Aim: Return the records that follow unaltered. Omit every picture.

[Source code of charts]
— Start —
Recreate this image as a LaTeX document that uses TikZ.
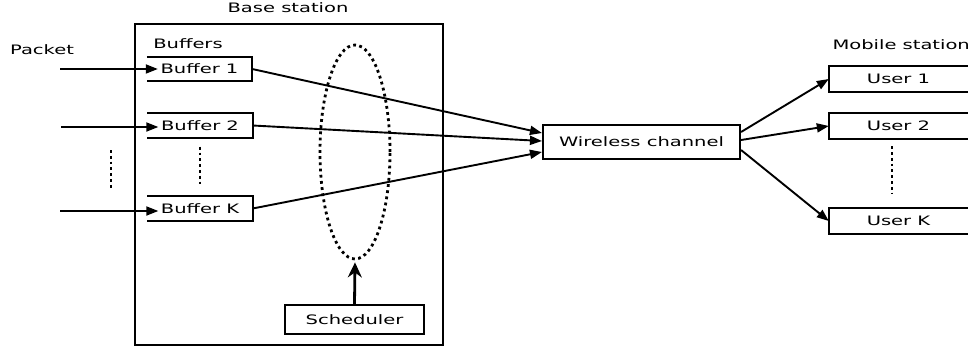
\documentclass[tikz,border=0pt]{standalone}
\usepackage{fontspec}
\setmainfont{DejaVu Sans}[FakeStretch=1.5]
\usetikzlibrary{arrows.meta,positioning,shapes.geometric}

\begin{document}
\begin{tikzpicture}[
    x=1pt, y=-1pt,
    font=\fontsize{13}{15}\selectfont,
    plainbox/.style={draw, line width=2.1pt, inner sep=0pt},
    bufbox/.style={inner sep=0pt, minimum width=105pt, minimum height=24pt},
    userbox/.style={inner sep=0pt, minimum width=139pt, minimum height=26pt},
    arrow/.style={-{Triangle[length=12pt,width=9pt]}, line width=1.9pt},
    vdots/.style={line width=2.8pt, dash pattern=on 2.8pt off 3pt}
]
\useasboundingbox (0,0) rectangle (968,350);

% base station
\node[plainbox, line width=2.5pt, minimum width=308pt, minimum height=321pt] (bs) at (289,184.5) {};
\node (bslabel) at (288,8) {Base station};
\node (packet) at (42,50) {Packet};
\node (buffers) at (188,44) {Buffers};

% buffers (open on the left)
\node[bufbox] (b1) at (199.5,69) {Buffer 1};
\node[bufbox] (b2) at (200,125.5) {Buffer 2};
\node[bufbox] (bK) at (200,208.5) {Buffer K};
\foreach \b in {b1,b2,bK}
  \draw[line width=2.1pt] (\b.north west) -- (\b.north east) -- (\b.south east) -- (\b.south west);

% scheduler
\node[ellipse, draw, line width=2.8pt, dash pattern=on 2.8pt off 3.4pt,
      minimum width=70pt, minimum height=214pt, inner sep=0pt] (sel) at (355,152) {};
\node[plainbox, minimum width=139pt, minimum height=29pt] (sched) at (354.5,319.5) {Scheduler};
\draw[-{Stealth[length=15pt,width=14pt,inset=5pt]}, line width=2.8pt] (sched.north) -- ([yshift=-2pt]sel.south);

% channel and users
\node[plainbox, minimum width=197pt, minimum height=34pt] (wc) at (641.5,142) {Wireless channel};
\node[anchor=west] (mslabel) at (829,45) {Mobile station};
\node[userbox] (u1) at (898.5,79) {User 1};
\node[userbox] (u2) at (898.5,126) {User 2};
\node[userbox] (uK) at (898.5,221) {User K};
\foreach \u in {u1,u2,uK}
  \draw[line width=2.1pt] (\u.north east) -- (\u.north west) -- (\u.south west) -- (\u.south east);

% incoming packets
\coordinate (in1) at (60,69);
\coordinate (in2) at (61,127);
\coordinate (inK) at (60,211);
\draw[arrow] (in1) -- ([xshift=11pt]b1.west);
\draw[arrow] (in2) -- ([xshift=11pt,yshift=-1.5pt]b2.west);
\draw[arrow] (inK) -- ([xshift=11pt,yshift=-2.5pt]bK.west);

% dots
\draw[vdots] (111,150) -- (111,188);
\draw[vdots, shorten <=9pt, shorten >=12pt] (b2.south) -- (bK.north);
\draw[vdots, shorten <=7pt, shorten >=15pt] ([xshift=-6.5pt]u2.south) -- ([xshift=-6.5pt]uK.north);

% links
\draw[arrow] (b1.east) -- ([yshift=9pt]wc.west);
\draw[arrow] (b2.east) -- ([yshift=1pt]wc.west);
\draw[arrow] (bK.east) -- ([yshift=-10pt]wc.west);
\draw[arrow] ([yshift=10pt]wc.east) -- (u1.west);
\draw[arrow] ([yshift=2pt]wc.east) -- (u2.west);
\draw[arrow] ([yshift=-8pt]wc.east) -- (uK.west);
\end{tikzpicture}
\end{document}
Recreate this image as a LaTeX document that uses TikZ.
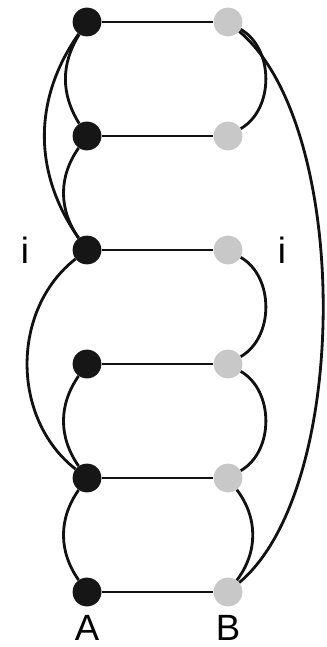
— End —
Response to this exercise:
Recreate this image as a LaTeX document that uses TikZ.
\documentclass[tikz,border=0pt]{standalone}
\usepackage{fontspec}
\setmainfont{DejaVu Sans}[FakeStretch=1.5]
\usetikzlibrary{arrows.meta,positioning,shapes.geometric}

\begin{document}
\begin{tikzpicture}[
    x=1pt, y=-1pt,
    font=\fontsize{13}{15}\selectfont,
    plainbox/.style={draw, line width=2.1pt, inner sep=0pt},
    bufbox/.style={inner sep=0pt, minimum width=105pt, minimum height=24pt},
    userbox/.style={inner sep=0pt, minimum width=139pt, minimum height=26pt},
    arrow/.style={-{Triangle[length=12pt,width=9pt]}, line width=1.9pt},
    vdots/.style={line width=2.8pt, dash pattern=on 2.8pt off 3pt}
]
\useasboundingbox (0,0) rectangle (968,350);

% base station
\node[plainbox, line width=2.5pt, minimum width=308pt, minimum height=321pt] (bs) at (289,184.5) {};
\node (bslabel) at (288,8) {Base station};
\node (packet) at (42,50) {Packet};
\node (buffers) at (188,44) {Buffers};

% buffers (open on the left)
\node[bufbox] (b1) at (199.5,69) {Buffer 1};
\node[bufbox] (b2) at (200,125.5) {Buffer 2};
\node[bufbox] (bK) at (200,208.5) {Buffer K};
\foreach \b in {b1,b2,bK}
  \draw[line width=2.1pt] (\b.north west) -- (\b.north east) -- (\b.south east) -- (\b.south west);

% scheduler
\node[ellipse, draw, line width=2.8pt, dash pattern=on 2.8pt off 3.4pt,
      minimum width=70pt, minimum height=214pt, inner sep=0pt] (sel) at (355,152) {};
\node[plainbox, minimum width=139pt, minimum height=29pt] (sched) at (354.5,319.5) {Scheduler};
\draw[-{Stealth[length=15pt,width=14pt,inset=5pt]}, line width=2.8pt] (sched.north) -- ([yshift=-2pt]sel.south);

% channel and users
\node[plainbox, minimum width=197pt, minimum height=34pt] (wc) at (641.5,142) {Wireless channel};
\node[anchor=west] (mslabel) at (829,45) {Mobile station};
\node[userbox] (u1) at (898.5,79) {User 1};
\node[userbox] (u2) at (898.5,126) {User 2};
\node[userbox] (uK) at (898.5,221) {User K};
\foreach \u in {u1,u2,uK}
  \draw[line width=2.1pt] (\u.north east) -- (\u.north west) -- (\u.south west) -- (\u.south east);

% incoming packets
\coordinate (in1) at (60,69);
\coordinate (in2) at (61,127);
\coordinate (inK) at (60,211);
\draw[arrow] (in1) -- ([xshift=11pt]b1.west);
\draw[arrow] (in2) -- ([xshift=11pt,yshift=-1.5pt]b2.west);
\draw[arrow] (inK) -- ([xshift=11pt,yshift=-2.5pt]bK.west);

% dots
\draw[vdots] (111,150) -- (111,188);
\draw[vdots, shorten <=9pt, shorten >=12pt] (b2.south) -- (bK.north);
\draw[vdots, shorten <=7pt, shorten >=15pt] ([xshift=-6.5pt]u2.south) -- ([xshift=-6.5pt]uK.north);

% links
\draw[arrow] (b1.east) -- ([yshift=9pt]wc.west);
\draw[arrow] (b2.east) -- ([yshift=1pt]wc.west);
\draw[arrow] (bK.east) -- ([yshift=-10pt]wc.west);
\draw[arrow] ([yshift=10pt]wc.east) -- (u1.west);
\draw[arrow] ([yshift=2pt]wc.east) -- (u2.west);
\draw[arrow] ([yshift=-8pt]wc.east) -- (uK.west);
\end{tikzpicture}
\end{document}
Recreate this image as a LaTeX document that uses TikZ.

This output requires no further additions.